* _DATA BLOCK_:
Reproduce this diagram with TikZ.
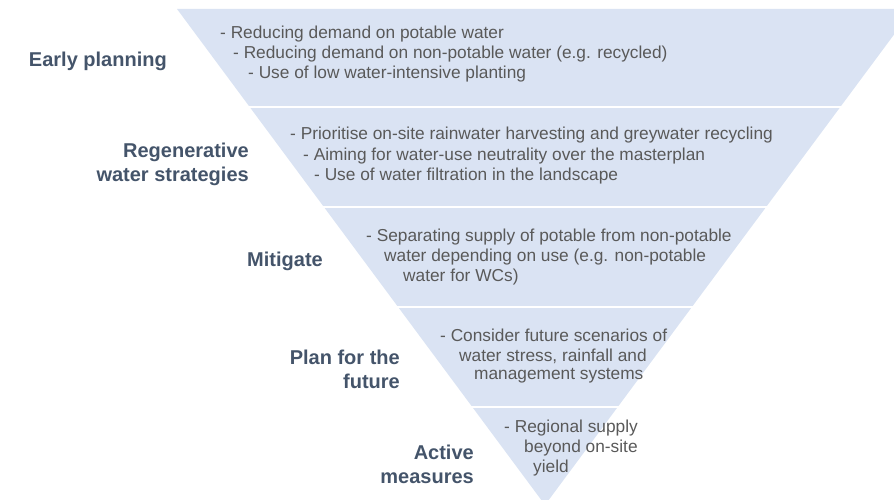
\documentclass[tikz,border=0pt]{standalone}
\usepackage{fontspec}
\setmainfont{Liberation Sans}
\definecolor{bandfill}{HTML}{DAE3F3}
\definecolor{bulletgray}{HTML}{595959}
\definecolor{labelslate}{HTML}{44546A}
\tikzset{
  bullet/.style={anchor=west, inner sep=0pt, yshift=-2pt, text=bulletgray, font=\fontsize{17.3}{20}\selectfont},
  stage/.style={anchor=east, inner sep=0pt, yshift=-3pt, align=right, text=labelslate, font=\bfseries\fontsize{20}{24}\selectfont}
}
\begin{document}
\begin{tikzpicture}[x=1pt, y=-1pt]
  \useasboundingbox (0,0) rectangle (894,500);
  \clip (0,0) rectangle (894,500);
  % inverted triangle and band gaps
  \fill[bandfill] (177,9) -- (913,9) -- (545,505) -- cycle;
  \foreach \y in {107,207,307,407}
    \draw[white, line width=2.5pt] (150,\y) -- (894,\y);

  % stage labels
  \node (1) [stage] at (167,58) {Early planning};
  \node (2) [stage] at (249,161) {Regenerative\\water strategies};
  \node (3) [stage] at (323,258) {Mitigate};
  \node (4) [stage] at (400,366) {Plan for the\\future};
  \node (5) [stage] at (474,461) {Active\\measures};

  % band texts
  \node (1a) [bullet] at (220,32) {- Reducing demand on potable water};
  \node (1b) [bullet] at (233,52) {- Reducing demand on non-potable water (e.g. recycled)};
  \node (1c) [bullet] at (248,72) {- Use of low water-intensive planting};

  \node (2a) [bullet] at (290,133) {- Prioritise on-site rainwater harvesting and greywater recycling};
  \node (2b) [bullet] at (303,154) {- Aiming for water-use neutrality over the masterplan};
  \node (2c) [bullet] at (314,174) {- Use of water filtration in the landscape};

  \node (3a) [bullet] at (366,235) {- Separating supply of potable from non-potable};
  \node (3b) [bullet] at (384,255) {water depending on use (e.g. non-potable};
  \node (3c) [bullet] at (403,275) {water for WCs)};

  \node (4a) [bullet] at (440,333) {- Consider future scenarios of};
  \node (4b) [bullet] at (459,354) {water stress, rainfall and};
  \node (4c) [bullet] at (474,374) {management systems};

  \node (5a) [bullet] at (504,426) {- Regional supply};
  \node (5b) [bullet] at (524,446) {beyond on-site};
  \node (5c) [bullet] at (533,466) {yield};
\end{tikzpicture}
\end{document}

* _TASK STATEMENT_: Write out the listing word for word, omitting the pictures it holds.

* _ANSWER TO THE EXERCISE_:
Reproduce this diagram with TikZ.
\documentclass[tikz,border=0pt]{standalone}
\usepackage{fontspec}
\setmainfont{Liberation Sans}
\definecolor{bandfill}{HTML}{DAE3F3}
\definecolor{bulletgray}{HTML}{595959}
\definecolor{labelslate}{HTML}{44546A}
\tikzset{
  bullet/.style={anchor=west, inner sep=0pt, yshift=-2pt, text=bulletgray, font=\fontsize{17.3}{20}\selectfont},
  stage/.style={anchor=east, inner sep=0pt, yshift=-3pt, align=right, text=labelslate, font=\bfseries\fontsize{20}{24}\selectfont}
}
\begin{document}
\begin{tikzpicture}[x=1pt, y=-1pt]
  \useasboundingbox (0,0) rectangle (894,500);
  \clip (0,0) rectangle (894,500);
  % inverted triangle and band gaps
  \fill[bandfill] (177,9) -- (913,9) -- (545,505) -- cycle;
  \foreach \y in {107,207,307,407}
    \draw[white, line width=2.5pt] (150,\y) -- (894,\y);

  % stage labels
  \node (1) [stage] at (167,58) {Early planning};
  \node (2) [stage] at (249,161) {Regenerative\\water strategies};
  \node (3) [stage] at (323,258) {Mitigate};
  \node (4) [stage] at (400,366) {Plan for the\\future};
  \node (5) [stage] at (474,461) {Active\\measures};

  % band texts
  \node (1a) [bullet] at (220,32) {- Reducing demand on potable water};
  \node (1b) [bullet] at (233,52) {- Reducing demand on non-potable water (e.g. recycled)};
  \node (1c) [bullet] at (248,72) {- Use of low water-intensive planting};

  \node (2a) [bullet] at (290,133) {- Prioritise on-site rainwater harvesting and greywater recycling};
  \node (2b) [bullet] at (303,154) {- Aiming for water-use neutrality over the masterplan};
  \node (2c) [bullet] at (314,174) {- Use of water filtration in the landscape};

  \node (3a) [bullet] at (366,235) {- Separating supply of potable from non-potable};
  \node (3b) [bullet] at (384,255) {water depending on use (e.g. non-potable};
  \node (3c) [bullet] at (403,275) {water for WCs)};

  \node (4a) [bullet] at (440,333) {- Consider future scenarios of};
  \node (4b) [bullet] at (459,354) {water stress, rainfall and};
  \node (4c) [bullet] at (474,374) {management systems};

  \node (5a) [bullet] at (504,426) {- Regional supply};
  \node (5b) [bullet] at (524,446) {beyond on-site};
  \node (5c) [bullet] at (533,466) {yield};
\end{tikzpicture}
\end{document}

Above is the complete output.